Currently the python backend is experimental.

Parameters:
adata AnnData

Annotated data matrix.

batch_key str

Key in adata.obs with batch information.

key_hvg str (default: 'highly_variable')

Key in adata.var with boolean indicating if a feature is highly variable or not.

backend Literal['python', 'r'] (default: 'r')

Backend to use. Currently, python is experimental.

use_rep str (default: 'X_pca')

Representation to use to compute within batch KNN to find the anchors. Use when backend = 'python'

key_corrected str (default: 'X')

If set to X the expression values will be corrected (v4 approach), otherwise a key in adata.obsm needs to be set (v5 approach).

method Literal['cca', 'pca', 'lsi', 'lsi-cca', 'rpca', 'rlsi'] (default: 'pca')

Method available in Seurat Integration. Use when backend = 'python'.

n_components int (default: 50)

Number of components to consider. Use when backend = 'python'.

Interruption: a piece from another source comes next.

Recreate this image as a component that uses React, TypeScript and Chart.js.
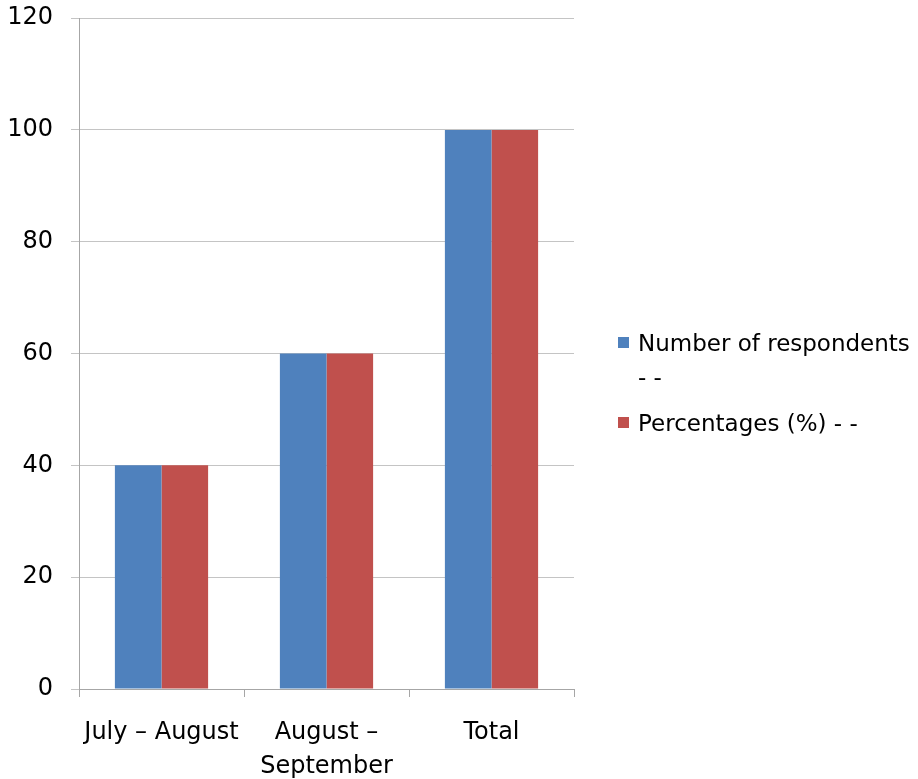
import React, { useEffect, useRef } from "react";
import { Chart, registerables } from "chart.js";

Chart.register(...registerables);

// Survey periods shown along the category axis
const categories: (string | string[])[] = ["July – August", ["August –", "September"], "Total"];
// Series values per period
const respondents = [40, 60, 100];
const percentages = [40, 60, 100];
const seriesNames = ["Number of respondents - -", "Percentages (%) - -"];
const seriesColors = ["#4F81BD", "#C0504D"];
// Value axis range
const yMin = 0;
const yMax = 120;
const yStep = 20;

const FONT = '"DejaVu Sans", sans-serif';
const TICK_SIZE = 24;
const LEGEND_SIZE = 23;

export default function App() {
  const canvasRef = useRef<HTMLCanvasElement | null>(null);

  useEffect(() => {
    if (!canvasRef.current) return;
    const chart = new Chart(canvasRef.current, {
      type: "bar",
      data: {
        labels: categories,
        datasets: [
          {
            label: seriesNames[0],
            data: respondents,
            backgroundColor: seriesColors[0],
            borderWidth: 0,
            categoryPercentage: 0.565,
            barPercentage: 1,
          },
          {
            label: seriesNames[1],
            data: percentages,
            backgroundColor: seriesColors[1],
            borderWidth: 0,
            categoryPercentage: 0.565,
            barPercentage: 1,
          },
        ],
      },
      options: {
        responsive: false,
        animation: false,
        layout: { padding: { left: 0, top: 18, right: 344, bottom: 0 } },
        plugins: {
          legend: { display: false },
          tooltip: { enabled: false },
        },
        scales: {
          x: {
            grid: {
              display: true,
              drawOnChartArea: false,
              offset: true,
              tickLength: 8,
              color: "#a6a6a6",
            },
            border: { color: "#a6a6a6" },
            ticks: {
              color: "#000",
              padding: 19,
              maxRotation: 0,
              autoSkip: false,
              font: { family: FONT, size: TICK_SIZE, lineHeight: 1.42 },
            },
            afterFit: (scale: any) => {
              scale.height = 90;
            },
          },
          y: {
            min: yMin,
            max: yMax,
            grid: { color: "#c4c4c4", tickLength: 8 },
            border: { color: "#a6a6a6" },
            ticks: {
              stepSize: yStep,
              color: "#000",
              padding: 18,
              font: { family: FONT, size: TICK_SIZE, lineHeight: 0.01 },
            },
            afterFit: (scale: any) => {
              scale.width = 79;
            },
          },
        },
      },
    });
    return () => chart.destroy();
  }, []);

  return (
    <div style={{ position: "fixed", left: 0, top: 0, width: 918, height: 779, background: "#fff" }}>
      <canvas ref={canvasRef} width={918} height={779} style={{ display: "block" }} />
      <div
        style={{
          position: "absolute",
          left: 618,
          top: 326,
          width: 300,
          fontFamily: FONT,
          fontSize: LEGEND_SIZE,
          color: "#000",
          lineHeight: "34px",
        }}
      >
        {seriesNames.map((name, i) => (
          <div key={name} style={{ display: "flex", alignItems: "flex-start", marginBottom: 12 }}>
            <span
              style={{
                display: "inline-block",
                width: 11,
                height: 11,
                marginTop: 11,
                marginRight: 9,
                background: seriesColors[i],
                flex: "none",
              }}
            />
            <span style={{ width: 278 }}>{name}</span>
          </div>
        ))}
      </div>
    </div>
  );
}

random_state int (default: 0)

Random seed.

n_jobs int (default: -1)

Number of threads to use. Use when backend = 'python'.

Return type:

None

Returns:

Returns None. The corrected matrix will be saved in adata.obsm.

Examples

>>> import  dotools_py as do
>>> adata = do.dt.example_10x_processed()
>>> del adata.obsm
>>> adata.obsm_keys()
[]
>>> do.tl.run_seurat_integration(adata, batch_key="batch", backend="python")
>>> integrator.find_anchor(adata_list=adata_list, n_components=50)
2026-04-01 16:51:37,581 - This backend is currently experimental
2026-04-01 16:51:37,581 - Running CCA using Python backend
2026-04-01 16:51:37,585 - Finding anchors across datasets
Batches : 100%|██████████| 1/1 [00:15<00:00, 15.51s/it]
Batch alignment:   0%|          | 0/1 [00:00<?, ?it/s]
2026-04-01 16:51:53,101 - Integrating datasets
Batch alignment: 100%|██████████| 1/1 [00:01<00:00,  1.15s/it]
>>> adata.obsm_keys()
['X_CCA']